Personal information
- Nationality: British (English)
- Born: 17 June 1985 (age 41) Lewisham, London, England
- Height: 180 cm (5 ft 11 in)
- Weight: 70 kg (150 lb)

Sport
- Sport: Athletics
- Event: Sprints
- College team: Loughborough University
- Club: Newham and Essex Beagles VPHTH AC

Achievements and titles
- Personal bests: 100m: 10.16 200m: 20.46

Medal record
Men's athletics
Representing Great Britain
European U23 Championships
| Bronze medal – third place | 2007 Debrecen | 200 m |

= Rikki Fifton =

British sprinter

Rikki Darren Fifton (born 17 June 1985) is a British sprinter who mainly specialises in the 200 metres, but occasionally competes in 100 metres, 400 metres, and relay events. He was selected for the 2008 Summer Olympics.

== Biography ==
Before becoming involved in athletics, Fifton was an avid kick boxer. He currently runs for the Newham and Essex Beagles and is studying for a PE and Sociology degree at Loughborough University.

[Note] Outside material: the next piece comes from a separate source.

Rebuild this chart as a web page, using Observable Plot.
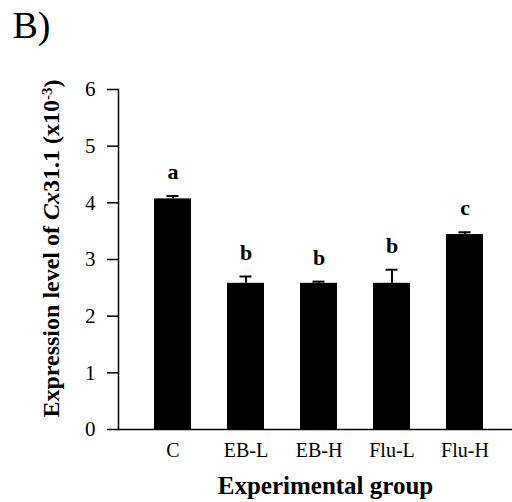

He made his first international junior appearance at the 2003 European Athletics Junior Championships, finishing fourth in the 200 m final. The following year he attended the 2004 World Junior Championships in Athletics and again reached the final, this time finishing in sixth place. His most accomplished performance to date on the senior athletics circuit is getting to the semi-finals of the European Championships in Athletics in 2006 and winning the 200 m at the national indoor championships in 2007. He won the 200 m bronze medal at the 2007 European Athletics U23 Championships, finishing behind Visa Hongisto and Vojtech Sulc.

In May 2009, Fifton took part in the 150 meters street race at the Great City Games in Manchester. He reached the final of the event and finished fourth with a time of 15.13 seconds, behind Ivory Williams, Marlon Devonish and Usain Bolt.

He won the 200 m at the European Athletics permit meet in Geneva in June with a new personal best of 20.46 seconds. This made him top of the European rankings in the event and improved his chances for a place in the 2009 European Team Championships. He was selected to run the 4×100 m relay and the 200 m at the competition. However, he suffered a hamstring injury in the relay race and Great Britain finished tenth. Teammate Dwain Chambers won as the stand-in 200 m runner.

==Personal bests==

| Event | Best | Location | Date |
|---|---|---|---|
| 60 metres | 6.61 s | Birmingham, England | 16 February 2008 |
| 100 metres | 10.16 s | Shanghai, China | 28 September 2007 |
| 150 metres | 15.13 s | Manchester, England | 17 May 2009 |
| 200 metres (outdoor) | 20.46 s | Geneva, Switzerland | 6 June 2009 |
| 200 metres (indoor) | 21.06 s | Sheffield, England | 10 February 2007 |

- All information taken from IAAF profile.